The only thing I can write is, let the new ideas come and try to explain why
you think they work.
Before you read any further I have to warn you :)
TAKE SOME VALIUM TABLETS AND TRY TO RELAX...
>see my web page
>for an idea that is consistant with Steve and Timothy's objections.
I almost dare not saying it but, how accurate is your calculator?
Let me recalculate the values of the various components:
a=55.47 m/s^2 (purple) b=27.73 m/s^2 (red)
Purple x-comp = a sin( 21) = 19.88 (you got 51.62)
Purple y-comp = a cos( 21) = 51.79 (you got 20.3023)
Red x-comp = b cos(-48) = -18.55 (you got -18.9)

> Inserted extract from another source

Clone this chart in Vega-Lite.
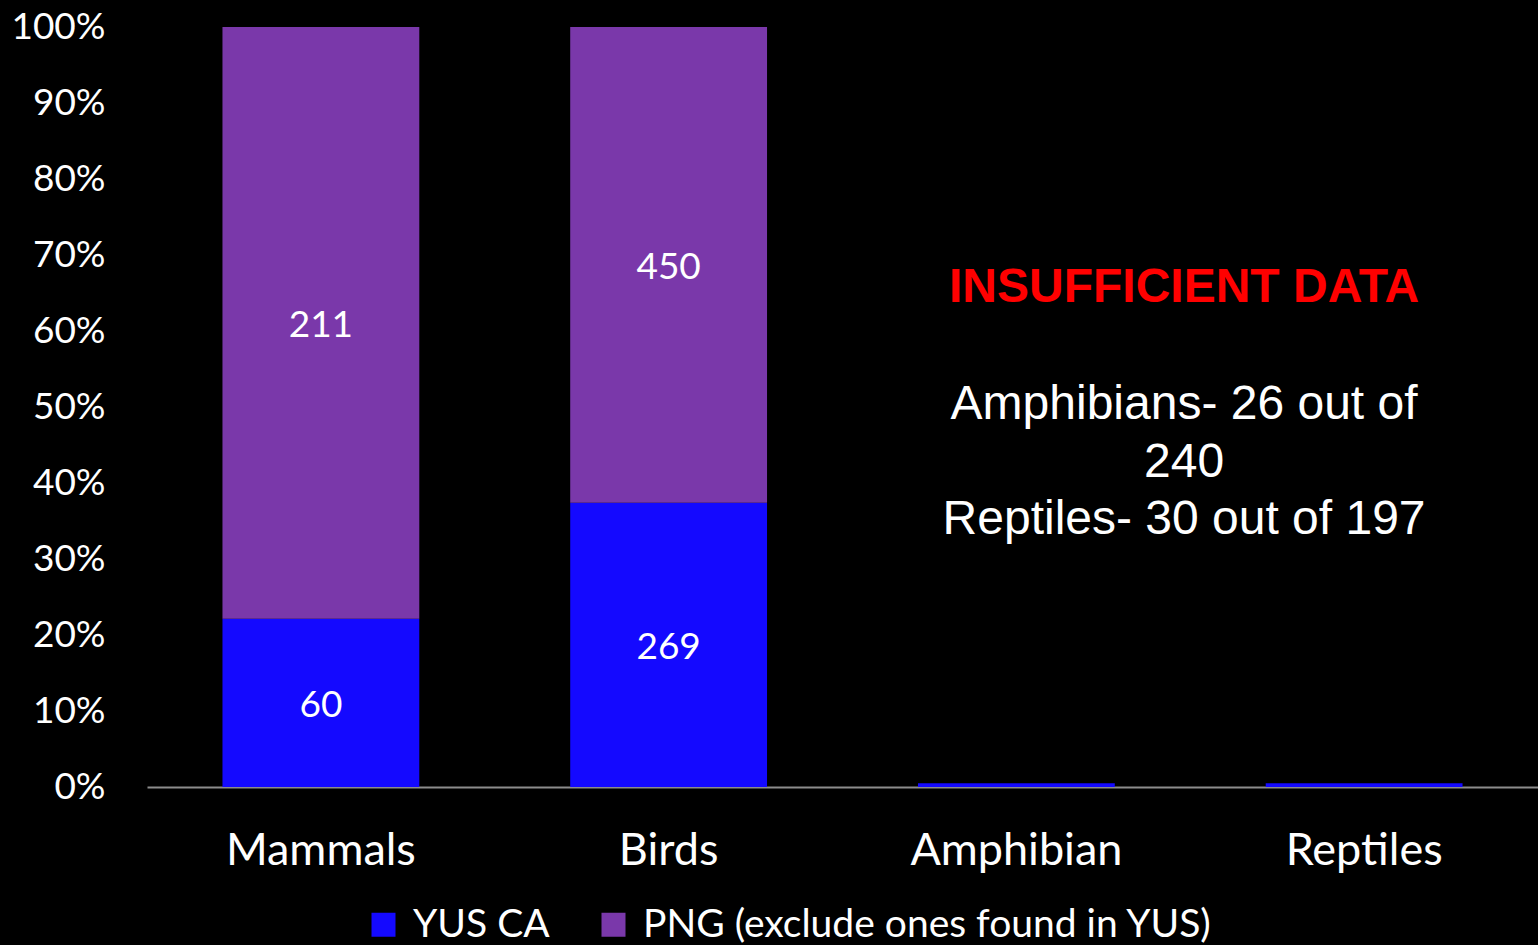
{
  "$schema": "https://vega.github.io/schema/vega-lite/v6.json",
  "width": 1391,
  "height": 760,
  "autosize": {"type": "none"},
  "padding": {"left": 147, "top": 27, "right": 0, "bottom": 158},
  "background": "black",
  "config": {
    "view": {"stroke": null},
    "font": "Lato"
  },
  "datasets": {
    "counts": [
      {"animal": "Mammals", "group": "YUS CA", "order": 1, "count": 60},
      {"animal": "Mammals", "group": "PNG (exclude ones found in YUS)", "order": 2, "count": 211},
      {"animal": "Birds", "group": "YUS CA", "order": 1, "count": 269},
      {"animal": "Birds", "group": "PNG (exclude ones found in YUS)", "order": 2, "count": 450}
    ],
    "insufficient": [
      {"animal": "Amphibian", "group": "YUS CA"},
      {"animal": "Reptiles", "group": "YUS CA"}
    ]
  },
  "layer": [
    {
      "data": {"name": "counts"},
      "mark": {"type": "bar"},
      "encoding": {
        "x": {
          "field": "animal", "type": "nominal",
          "scale": {"domain": ["Mammals", "Birds", "Amphibian", "Reptiles"], "paddingInner": 0.434, "paddingOuter": 0.217},
          "title": null,
          "axis": {"labelColor": "white", "labelFontSize": 45, "labelFont": "Lato", "labelPadding": 41, "labelAngle": 0, "labelLimit": 1000, "domainColor": "#8c8c8c", "domainWidth": 2, "ticks": false, "grid": false}
        },
        "y": {
          "field": "count", "type": "quantitative", "stack": "normalize",
          "scale": {"domain": [0, 1], "nice": false}, "title": null,
          "axis": {"labelColor": "white", "labelFontSize": 37, "labelFont": "Lato", "labelPadding": 42, "domain": false, "ticks": false, "grid": false, "format": ".0%", "values": [0, 0.1, 0.2, 0.3, 0.4, 0.5, 0.6, 0.7, 0.8, 0.9, 1]}
        },
        "order": {"field": "order", "type": "quantitative", "sort": "ascending"},
        "color": {
          "field": "group", "type": "nominal",
          "scale": {"domain": ["YUS CA", "PNG (exclude ones found in YUS)"], "range": ["#1409ff", "#7a38aa"]},
          "legend": {"orient": "none", "legendX": 217, "legendY": 878, "direction": "horizontal", "title": null, "symbolType": "square", "symbolSize": 576, "symbolStrokeWidth": 0, "labelColor": "white", "labelFontSize": 39, "labelFont": "Lato", "labelOffset": 10, "columnPadding": 44, "labelLimit": 1000}
        }
      }
    },
    {
      "data": {"name": "insufficient"},
      "mark": {"type": "bar", "color": "#1409ff"},
      "encoding": {
        "x": {"field": "animal", "type": "nominal"},
        "y": {"datum": 0},
        "y2": {"datum": 0.005}
      }
    },
    {
      "data": {"name": "counts"},
      "transform": [
        {"stack": "count", "groupby": ["animal"], "sort": [{"field": "order", "order": "ascending"}], "offset": "normalize", "as": ["y0", "y1"]},
        {"fold": ["y0", "y1"], "as": ["k", "v"]},
        {"aggregate": [{"op": "mean", "field": "v", "as": "mid"}], "groupby": ["animal", "count"]}
      ],
      "mark": {"type": "text", "color": "white", "fontSize": 37, "font": "Lato", "baseline": "middle", "align": "center", "dy": 3},
      "encoding": {
        "x": {"field": "animal", "type": "nominal"},
        "y": {"field": "mid", "type": "quantitative"},
        "text": {"field": "count", "type": "quantitative"}
      }
    },
    {
      "data": {"values": [{}]},
      "mark": {"type": "text", "text": "INSUFFICIENT DATA", "color": "#ff0000", "fontSize": 48, "fontWeight": "bold", "font": "Liberation Sans", "baseline": "middle", "align": "center"},
      "encoding": {
        "x": {"datum": "Amphibian", "bandPosition": 1.352},
        "y": {"datum": 0.657}
      }
    },
    {
      "data": {"values": [{}]},
      "mark": {"type": "text", "text": ["Amphibians- 26 out of", "240", "Reptiles- 30 out of 197"], "lineHeight": 57.5, "color": "white", "fontSize": 48, "font": "Liberation Sans", "baseline": "middle", "align": "center"},
      "encoding": {
        "x": {"datum": "Amphibian", "bandPosition": 1.352},
        "y": {"datum": 0.502}
      }
    }
  ]
}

Red y-comp = b sin(-48) = -20.61 (you got -20.3021)
I checked all cos and sin formulas in the drawing and all seem to be OK, the
only things that are wrong are the final decimal numbers.
If you now sum the several components:
y=51.79-20.61=31.18 (This value is too high to compensate)
(You wrote the formulas where you calculated the accelerations wrong but the
answers seemed right)
If you think other angles would make your system work, I still am certain it
If you want to give it a try here are more general formulas:
t is the angle for which you took 21
a=2b (reflected momentum is twice the absorbed momentum)
remember t is between 0 and 90
x=Px+Rx=2b sin(t) + b cos(-2t)
y=Py+Ry=2b cos(t) + b sin(-2t)
only t=90 will make y equal to zero, but t=90 means the light goes straight
on, whithout touching the mirror or absorber.